In the Church, we cannot leave this work which is really what is meant by prophecy or a prophetic mission to the professionals (the priests and sisters). Today’s Old Testament prophet Amos, a farmer really whom God had called to preach repentance to Israel, is the foreshadowing of the calling all of us share as a result of our baptism, no matter what our walk in life. We’re called not only to save our own souls, but to save others by sharing the faith with them, which basically involves inviting them to change their lives to conform to the law of the Lord.

That may be a problem in and of itself, but Amos’ life points to a second part of the experience, which verifies itself time and again in the lives of all those who seek to share their faith with others. Very simply put, the prophet Amos rubbed the people of Israel the wrong way:

“Go away seer… We want no more prophesying in Bethel; this is the royal sanctuary, the national temple”.

While I was home in the States this year on vacation, I had a visit with a friend of some years, a woman who shared with me her perplexity over the situation in her parish. In the last year both her parish priest and the associate priest had been changed. The old ones were fine to her mind and parish life had been OK. You could say, however, that nobody had really “rocked the boat” much in the past. The new priests had a different approach even though they were very popular and obviously worked hard for all aspects of parish life. You see, they also preached on some very difficult and controversial topics, moral issues, which some of my friend’s fellow parishioners took as a “punch in the face” of sorts. The new priests, like the Twelve whom Jesus sent out two by two in the Gospel or like Amos, were preaching repentance.

My friend told me there had even been cases of people getting up during the homily and stomping out of church in a rage. However, for everyone whom the two priests angered, she told me, there were other people, the vast majority, who rejoiced in sound teaching and the priests’ courage in facing squarely some very hard issues. People were coming from other parishes in town of a Sunday to be able to listen to them and worship together with them. These men were successfully fulfilling the mission given to them by Christ.

Some people would argue that religion does not necessarily have to be so “in your face” and they’ll point to some of the preachers on TV. I asked a bishop friend of mine, whom I respect very much, what he thought of the mega-church phenomenon, which still seems to be attracting many people not by calling them to repentance or change of life, but by providing a comfortable, even beautiful place of a Sunday, with great music and a simple message not unlike the old “power of positive thinking” business of years ago. The bishop observed that for many people the mega-church experience was only a passing thing. They would try it for a while and in the case of many fallen-away Catholics he had met, the mega-church experience was a little nudge to bring them back to the Catholic Church. My bishop friend told me that it may not be the full Gospel, but sometimes it can help people on the pathway to fullness of life and faith in Christ’s Holy Church.
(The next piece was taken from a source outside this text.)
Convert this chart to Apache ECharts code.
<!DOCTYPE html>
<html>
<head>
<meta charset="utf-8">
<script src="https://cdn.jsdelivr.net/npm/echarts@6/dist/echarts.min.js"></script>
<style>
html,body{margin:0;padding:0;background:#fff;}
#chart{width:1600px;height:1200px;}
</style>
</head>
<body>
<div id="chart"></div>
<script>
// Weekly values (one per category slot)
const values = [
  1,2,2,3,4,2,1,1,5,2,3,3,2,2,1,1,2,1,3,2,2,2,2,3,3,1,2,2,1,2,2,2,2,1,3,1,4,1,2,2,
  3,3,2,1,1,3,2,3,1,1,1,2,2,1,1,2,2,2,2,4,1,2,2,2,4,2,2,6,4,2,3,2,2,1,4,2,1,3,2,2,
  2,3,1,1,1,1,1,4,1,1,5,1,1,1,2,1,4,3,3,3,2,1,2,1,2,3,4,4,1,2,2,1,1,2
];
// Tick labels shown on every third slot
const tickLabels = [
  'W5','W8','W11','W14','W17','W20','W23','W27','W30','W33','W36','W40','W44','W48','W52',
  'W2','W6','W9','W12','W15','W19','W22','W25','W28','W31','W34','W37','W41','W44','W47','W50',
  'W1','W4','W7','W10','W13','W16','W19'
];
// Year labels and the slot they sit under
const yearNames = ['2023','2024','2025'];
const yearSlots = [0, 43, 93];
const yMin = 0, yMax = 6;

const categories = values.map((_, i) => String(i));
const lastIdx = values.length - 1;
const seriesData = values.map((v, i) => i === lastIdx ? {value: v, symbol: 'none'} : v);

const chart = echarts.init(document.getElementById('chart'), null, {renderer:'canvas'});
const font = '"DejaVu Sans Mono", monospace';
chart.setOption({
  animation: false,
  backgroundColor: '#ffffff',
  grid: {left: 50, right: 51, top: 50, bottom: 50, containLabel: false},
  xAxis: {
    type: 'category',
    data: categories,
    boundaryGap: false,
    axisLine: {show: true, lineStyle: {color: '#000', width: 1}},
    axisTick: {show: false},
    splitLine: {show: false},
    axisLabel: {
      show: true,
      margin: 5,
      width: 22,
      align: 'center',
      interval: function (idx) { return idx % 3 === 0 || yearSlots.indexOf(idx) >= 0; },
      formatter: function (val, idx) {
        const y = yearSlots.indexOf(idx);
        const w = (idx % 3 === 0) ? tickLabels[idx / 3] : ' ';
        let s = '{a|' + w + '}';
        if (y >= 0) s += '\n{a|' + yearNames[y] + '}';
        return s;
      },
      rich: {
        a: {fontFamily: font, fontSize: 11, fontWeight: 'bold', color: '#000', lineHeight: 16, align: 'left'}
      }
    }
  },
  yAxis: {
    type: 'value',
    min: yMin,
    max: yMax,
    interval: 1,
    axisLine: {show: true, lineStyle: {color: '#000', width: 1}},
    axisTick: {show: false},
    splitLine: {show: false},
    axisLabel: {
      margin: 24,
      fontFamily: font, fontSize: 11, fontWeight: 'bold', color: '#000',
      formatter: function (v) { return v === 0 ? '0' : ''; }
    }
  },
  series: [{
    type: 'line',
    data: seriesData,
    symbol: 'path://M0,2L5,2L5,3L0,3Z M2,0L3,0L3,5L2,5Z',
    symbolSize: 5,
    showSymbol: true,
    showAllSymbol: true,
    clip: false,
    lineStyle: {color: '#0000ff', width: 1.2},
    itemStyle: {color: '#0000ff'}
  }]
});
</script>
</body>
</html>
Conclusion number one: Sunday worship should challenge us to be renewed in the faith of our Baptism; it should be a call to repent. Catholic worship of a Sunday cannot be jumping up and shouting. It’s not meant to be a diversion or a festival of song and dance. It’s a time to lift our face to Jesus. It’s coming to that “out of the way place” with Him to draw strength for the week ahead. It is as much standing at the foot of the Cross as it is anything else and coming to understand how our whole life cannot really be lived anywhere else but in the presence of the Crucified and Risen One.
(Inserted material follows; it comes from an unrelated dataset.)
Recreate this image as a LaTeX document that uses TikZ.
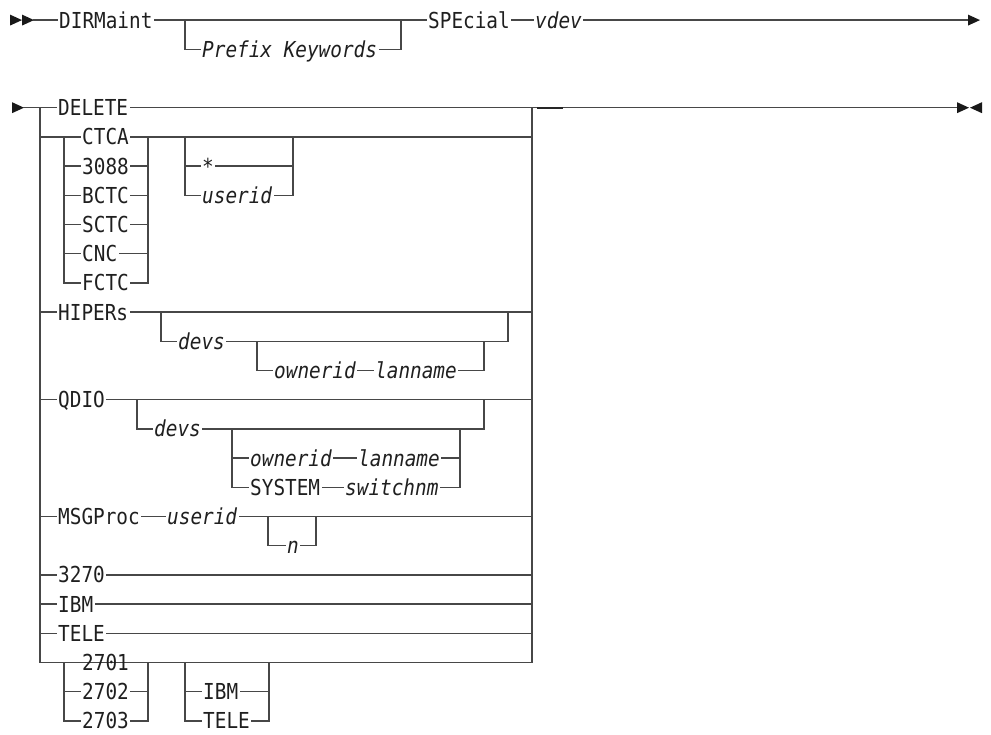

In a sense, Sunday Mass is Viaticum for the living. Viaticum, as you know, is Holy Communion under that special form which the Church gives to the dying. As believing people, we seek to call the priest when someone is near death; we want him to hear that person’s confession if he or she is still conscious; we want the priest to give that person the Anointing of the Sick and to bring that person Viaticum: Viaticum is a Latin word meaning basically “with you on your way” and means Jesus with you on your way to the Heavenly Father. For us the living, Sunday Mass could be called Viaticum, because it puts us back in touch with the loving Jesus, with the teaching Jesus, Who demands of us change. We take Him with us (Viaticum) from Mass on Sunday to be with us hopefully all week long.

We were washed clean on the day of our Baptism and then challenged with the bestowal of the white baptismal garment and the baptismal candle to keep our new dignity unstained and with the light of faith burning brightly in our hearts to go to meet the Lord when He comes again. Seeing as how none of us is perfect, a prophetic word from Father of a Sunday would seem to be an important part of that experience, really the only way to go for the Lord’s companions, for you and for me.

Back to our starting point and that part which is ours, as non-professionals, in the work of preaching repentance, just like the Twelve did at Jesus’ command, just like Amos did even if people did not appreciate his message in the name of the Lord! We all know that being preachy or nagging is counterproductive; it can drive our children away from the faith. Nonetheless, we have to realize that there are countless opportunities, some each day, not to get up on our soapbox but rather to share with others the reason for our hope both by word and good example. Yes, this Sunday’s message sheds light on how tough it can be to be a follower of Christ, but by the same token how necessary it is that we embrace that cross and share our faith with others.

Today’s Second Reading from St. Paul’s Letter to the Ephesians is a bit longish but oh so important in reaching an understanding of who we are in Christ and what we have to share with the world. I am sure that many of you have a Sunday Missal at home or perhaps subscribe to Magnificat. I hope the rest of your Sunday is restful enough to give you a moment to pick that reading up again, read it over and savor it. It speaks eloquently about the nature of our adoption in Christ, about who we are, about our destiny from before time began.

Radiate Christ’s love at home, at work, and wherever you may be! Be prophets for our day and time!

“May the Father of our Lord Jesus Christ enlighten the eyes of our mind, so that we can see what hope his call holds for us”.